▶ [Problem details]
Quote from the first line below through the line that contains "1.65, 1.85, 2.05]", both included, and leave the pictures out.

********************

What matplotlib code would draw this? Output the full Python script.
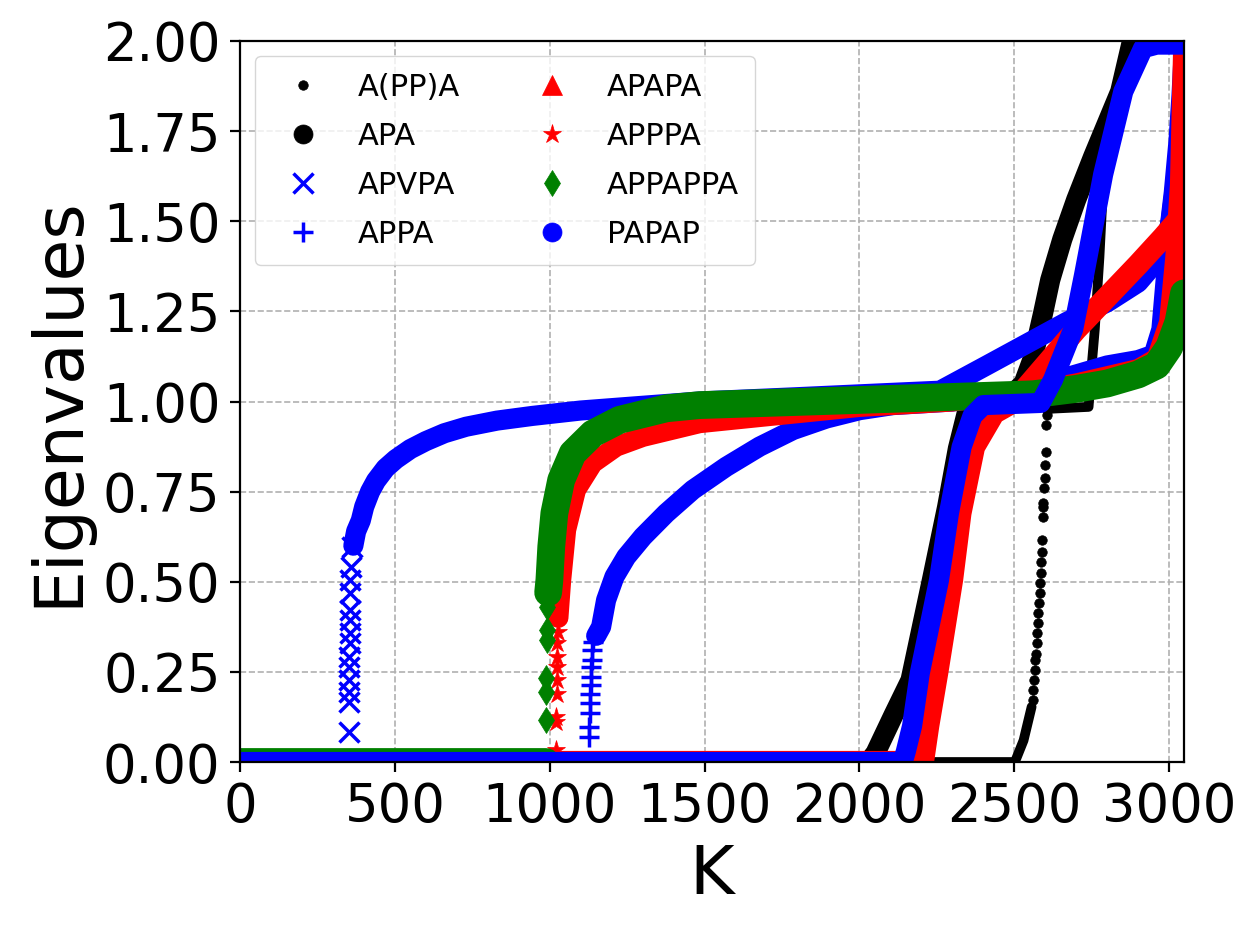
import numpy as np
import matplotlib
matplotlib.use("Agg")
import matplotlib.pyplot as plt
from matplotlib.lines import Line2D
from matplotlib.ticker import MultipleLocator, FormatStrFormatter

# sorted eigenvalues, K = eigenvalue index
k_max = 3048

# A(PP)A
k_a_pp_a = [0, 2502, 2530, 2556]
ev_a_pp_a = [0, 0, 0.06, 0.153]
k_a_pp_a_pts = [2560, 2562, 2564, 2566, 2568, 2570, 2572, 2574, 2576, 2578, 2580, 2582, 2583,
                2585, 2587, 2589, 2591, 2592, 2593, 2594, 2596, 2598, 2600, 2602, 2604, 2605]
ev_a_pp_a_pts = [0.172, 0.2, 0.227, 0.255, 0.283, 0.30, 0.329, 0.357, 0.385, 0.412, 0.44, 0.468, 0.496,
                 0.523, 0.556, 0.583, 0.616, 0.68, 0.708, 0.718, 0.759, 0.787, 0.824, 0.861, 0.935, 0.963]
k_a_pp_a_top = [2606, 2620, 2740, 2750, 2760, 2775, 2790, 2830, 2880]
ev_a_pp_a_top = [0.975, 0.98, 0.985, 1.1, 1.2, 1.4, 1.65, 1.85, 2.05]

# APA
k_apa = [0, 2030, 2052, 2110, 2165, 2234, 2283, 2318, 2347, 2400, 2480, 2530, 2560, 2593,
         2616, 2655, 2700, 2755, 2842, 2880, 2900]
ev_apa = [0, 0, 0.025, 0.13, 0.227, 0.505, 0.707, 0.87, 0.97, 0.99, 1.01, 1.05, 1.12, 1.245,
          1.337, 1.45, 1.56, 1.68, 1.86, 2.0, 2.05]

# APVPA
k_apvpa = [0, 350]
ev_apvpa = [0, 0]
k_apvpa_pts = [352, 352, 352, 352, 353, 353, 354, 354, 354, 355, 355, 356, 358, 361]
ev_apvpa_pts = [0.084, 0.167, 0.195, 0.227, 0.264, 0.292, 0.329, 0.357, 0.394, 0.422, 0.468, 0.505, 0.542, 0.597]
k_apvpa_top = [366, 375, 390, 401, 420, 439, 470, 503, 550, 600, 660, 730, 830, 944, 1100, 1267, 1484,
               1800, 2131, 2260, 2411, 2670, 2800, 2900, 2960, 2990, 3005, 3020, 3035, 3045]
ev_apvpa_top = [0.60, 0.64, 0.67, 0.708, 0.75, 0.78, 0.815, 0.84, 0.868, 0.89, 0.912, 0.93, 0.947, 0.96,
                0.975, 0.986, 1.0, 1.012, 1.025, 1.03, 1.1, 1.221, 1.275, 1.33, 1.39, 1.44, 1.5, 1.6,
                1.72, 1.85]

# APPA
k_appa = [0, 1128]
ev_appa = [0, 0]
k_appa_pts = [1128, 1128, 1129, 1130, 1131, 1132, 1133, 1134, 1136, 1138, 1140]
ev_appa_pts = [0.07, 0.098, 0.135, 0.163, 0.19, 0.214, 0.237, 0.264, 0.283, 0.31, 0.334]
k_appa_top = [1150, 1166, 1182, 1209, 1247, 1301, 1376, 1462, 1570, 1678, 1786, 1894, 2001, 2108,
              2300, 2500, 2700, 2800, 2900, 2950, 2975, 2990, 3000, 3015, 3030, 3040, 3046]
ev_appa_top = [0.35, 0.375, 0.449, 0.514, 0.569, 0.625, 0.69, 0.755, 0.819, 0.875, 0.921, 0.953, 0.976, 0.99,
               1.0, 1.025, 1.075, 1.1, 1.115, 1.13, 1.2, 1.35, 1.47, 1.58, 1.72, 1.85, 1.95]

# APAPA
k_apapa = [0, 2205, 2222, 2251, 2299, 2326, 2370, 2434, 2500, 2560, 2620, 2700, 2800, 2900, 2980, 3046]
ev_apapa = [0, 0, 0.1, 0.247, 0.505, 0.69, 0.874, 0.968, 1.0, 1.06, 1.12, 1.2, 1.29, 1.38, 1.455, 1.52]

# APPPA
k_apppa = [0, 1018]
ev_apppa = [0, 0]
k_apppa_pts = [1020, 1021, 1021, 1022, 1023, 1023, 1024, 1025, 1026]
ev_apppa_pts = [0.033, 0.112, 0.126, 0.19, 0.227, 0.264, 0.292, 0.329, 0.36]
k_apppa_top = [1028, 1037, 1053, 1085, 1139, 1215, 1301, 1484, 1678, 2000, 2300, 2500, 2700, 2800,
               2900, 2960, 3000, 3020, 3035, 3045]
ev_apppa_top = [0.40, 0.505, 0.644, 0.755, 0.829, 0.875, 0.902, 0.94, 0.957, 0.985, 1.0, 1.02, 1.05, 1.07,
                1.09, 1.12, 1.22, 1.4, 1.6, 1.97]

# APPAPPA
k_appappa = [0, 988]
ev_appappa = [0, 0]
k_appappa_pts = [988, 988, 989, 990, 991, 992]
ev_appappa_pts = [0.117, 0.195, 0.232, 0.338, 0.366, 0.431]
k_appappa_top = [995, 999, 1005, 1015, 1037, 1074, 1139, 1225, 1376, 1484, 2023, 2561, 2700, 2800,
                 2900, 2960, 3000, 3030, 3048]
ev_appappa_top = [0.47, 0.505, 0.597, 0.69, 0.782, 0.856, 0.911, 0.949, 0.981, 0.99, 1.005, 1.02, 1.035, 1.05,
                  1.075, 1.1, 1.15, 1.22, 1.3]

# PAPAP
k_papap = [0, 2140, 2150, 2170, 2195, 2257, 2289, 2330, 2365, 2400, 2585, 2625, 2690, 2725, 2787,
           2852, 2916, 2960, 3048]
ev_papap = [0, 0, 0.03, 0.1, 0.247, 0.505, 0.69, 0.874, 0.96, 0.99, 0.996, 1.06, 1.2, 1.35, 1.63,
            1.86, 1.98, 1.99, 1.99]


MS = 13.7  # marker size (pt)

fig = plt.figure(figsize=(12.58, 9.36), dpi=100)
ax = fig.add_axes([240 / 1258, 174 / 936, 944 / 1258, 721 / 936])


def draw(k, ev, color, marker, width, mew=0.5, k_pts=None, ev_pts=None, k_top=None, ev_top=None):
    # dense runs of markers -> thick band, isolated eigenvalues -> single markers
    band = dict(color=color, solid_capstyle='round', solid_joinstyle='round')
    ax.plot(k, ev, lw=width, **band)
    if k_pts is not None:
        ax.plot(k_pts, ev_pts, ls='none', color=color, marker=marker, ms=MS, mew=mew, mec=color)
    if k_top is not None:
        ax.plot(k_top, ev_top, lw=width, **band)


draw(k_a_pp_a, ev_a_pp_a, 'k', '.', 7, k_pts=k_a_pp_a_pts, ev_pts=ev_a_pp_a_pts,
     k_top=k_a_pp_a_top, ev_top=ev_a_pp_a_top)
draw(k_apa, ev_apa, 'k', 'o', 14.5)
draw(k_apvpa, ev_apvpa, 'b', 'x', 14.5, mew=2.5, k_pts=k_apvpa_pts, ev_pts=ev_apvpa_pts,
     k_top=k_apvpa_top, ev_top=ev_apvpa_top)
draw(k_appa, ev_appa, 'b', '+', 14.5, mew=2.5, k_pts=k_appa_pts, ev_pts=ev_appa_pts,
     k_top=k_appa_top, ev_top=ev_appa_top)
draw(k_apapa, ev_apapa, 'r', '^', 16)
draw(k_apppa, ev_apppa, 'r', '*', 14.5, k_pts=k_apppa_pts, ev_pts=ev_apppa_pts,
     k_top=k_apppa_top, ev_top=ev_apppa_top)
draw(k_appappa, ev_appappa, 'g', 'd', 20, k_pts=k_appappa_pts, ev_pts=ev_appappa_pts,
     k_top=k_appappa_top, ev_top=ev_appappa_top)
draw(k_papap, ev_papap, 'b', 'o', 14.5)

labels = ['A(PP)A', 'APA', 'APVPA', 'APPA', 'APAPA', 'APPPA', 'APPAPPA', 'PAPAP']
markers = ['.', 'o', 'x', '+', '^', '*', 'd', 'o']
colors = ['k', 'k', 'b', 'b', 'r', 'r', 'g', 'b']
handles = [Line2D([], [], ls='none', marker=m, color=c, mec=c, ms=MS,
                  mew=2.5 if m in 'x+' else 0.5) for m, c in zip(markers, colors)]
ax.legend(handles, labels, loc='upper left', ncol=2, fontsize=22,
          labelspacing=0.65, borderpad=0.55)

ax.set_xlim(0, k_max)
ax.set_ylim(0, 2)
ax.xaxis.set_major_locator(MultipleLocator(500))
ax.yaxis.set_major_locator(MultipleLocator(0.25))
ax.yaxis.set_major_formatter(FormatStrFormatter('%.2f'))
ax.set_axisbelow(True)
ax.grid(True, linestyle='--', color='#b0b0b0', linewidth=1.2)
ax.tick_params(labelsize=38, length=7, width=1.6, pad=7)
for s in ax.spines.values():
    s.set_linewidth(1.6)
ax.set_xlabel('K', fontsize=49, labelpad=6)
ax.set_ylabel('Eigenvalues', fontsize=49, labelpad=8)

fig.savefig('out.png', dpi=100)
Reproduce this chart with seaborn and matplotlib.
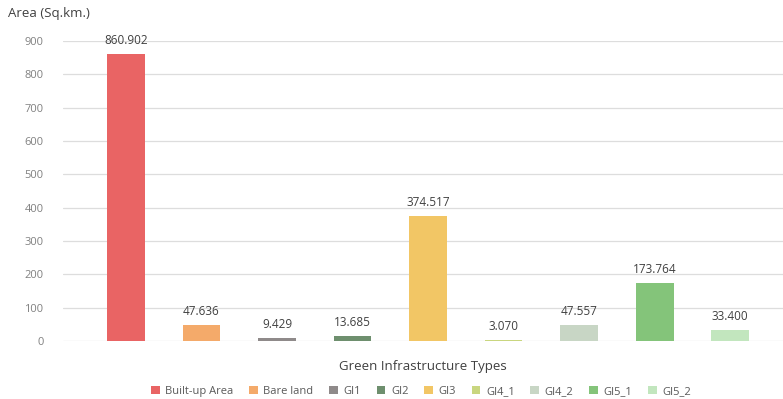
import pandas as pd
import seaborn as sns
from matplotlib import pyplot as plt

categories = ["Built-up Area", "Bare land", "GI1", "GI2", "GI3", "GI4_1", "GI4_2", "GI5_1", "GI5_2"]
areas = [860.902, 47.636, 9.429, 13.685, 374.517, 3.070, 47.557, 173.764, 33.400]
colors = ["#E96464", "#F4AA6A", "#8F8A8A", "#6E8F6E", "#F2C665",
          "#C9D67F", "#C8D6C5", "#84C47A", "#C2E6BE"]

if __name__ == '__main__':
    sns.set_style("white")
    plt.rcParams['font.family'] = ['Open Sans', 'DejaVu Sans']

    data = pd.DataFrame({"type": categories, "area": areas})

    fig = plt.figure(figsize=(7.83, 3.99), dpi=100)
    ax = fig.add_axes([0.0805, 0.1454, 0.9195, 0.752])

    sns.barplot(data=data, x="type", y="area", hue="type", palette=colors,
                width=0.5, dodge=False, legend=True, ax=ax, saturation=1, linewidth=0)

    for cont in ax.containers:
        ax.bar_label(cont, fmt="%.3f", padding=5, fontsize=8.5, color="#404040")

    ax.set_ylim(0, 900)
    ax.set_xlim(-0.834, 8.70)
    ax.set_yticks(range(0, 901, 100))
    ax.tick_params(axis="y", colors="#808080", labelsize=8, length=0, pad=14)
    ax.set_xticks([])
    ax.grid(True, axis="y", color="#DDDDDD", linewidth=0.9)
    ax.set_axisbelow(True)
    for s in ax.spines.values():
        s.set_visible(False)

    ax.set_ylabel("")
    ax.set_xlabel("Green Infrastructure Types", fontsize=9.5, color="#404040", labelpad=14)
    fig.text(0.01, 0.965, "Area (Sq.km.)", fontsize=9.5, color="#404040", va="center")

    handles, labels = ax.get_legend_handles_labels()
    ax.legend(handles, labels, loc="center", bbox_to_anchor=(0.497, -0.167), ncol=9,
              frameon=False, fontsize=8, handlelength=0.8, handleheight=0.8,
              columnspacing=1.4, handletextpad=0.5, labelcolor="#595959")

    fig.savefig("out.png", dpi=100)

********************

▶ [Right answer]
What matplotlib code would draw this? Output the full Python script.
import numpy as np
import matplotlib
matplotlib.use("Agg")
import matplotlib.pyplot as plt
from matplotlib.lines import Line2D
from matplotlib.ticker import MultipleLocator, FormatStrFormatter

# sorted eigenvalues, K = eigenvalue index
k_max = 3048

# A(PP)A
k_a_pp_a = [0, 2502, 2530, 2556]
ev_a_pp_a = [0, 0, 0.06, 0.153]
k_a_pp_a_pts = [2560, 2562, 2564, 2566, 2568, 2570, 2572, 2574, 2576, 2578, 2580, 2582, 2583,
                2585, 2587, 2589, 2591, 2592, 2593, 2594, 2596, 2598, 2600, 2602, 2604, 2605]
ev_a_pp_a_pts = [0.172, 0.2, 0.227, 0.255, 0.283, 0.30, 0.329, 0.357, 0.385, 0.412, 0.44, 0.468, 0.496,
                 0.523, 0.556, 0.583, 0.616, 0.68, 0.708, 0.718, 0.759, 0.787, 0.824, 0.861, 0.935, 0.963]
k_a_pp_a_top = [2606, 2620, 2740, 2750, 2760, 2775, 2790, 2830, 2880]
ev_a_pp_a_top = [0.975, 0.98, 0.985, 1.1, 1.2, 1.4, 1.65, 1.85, 2.05]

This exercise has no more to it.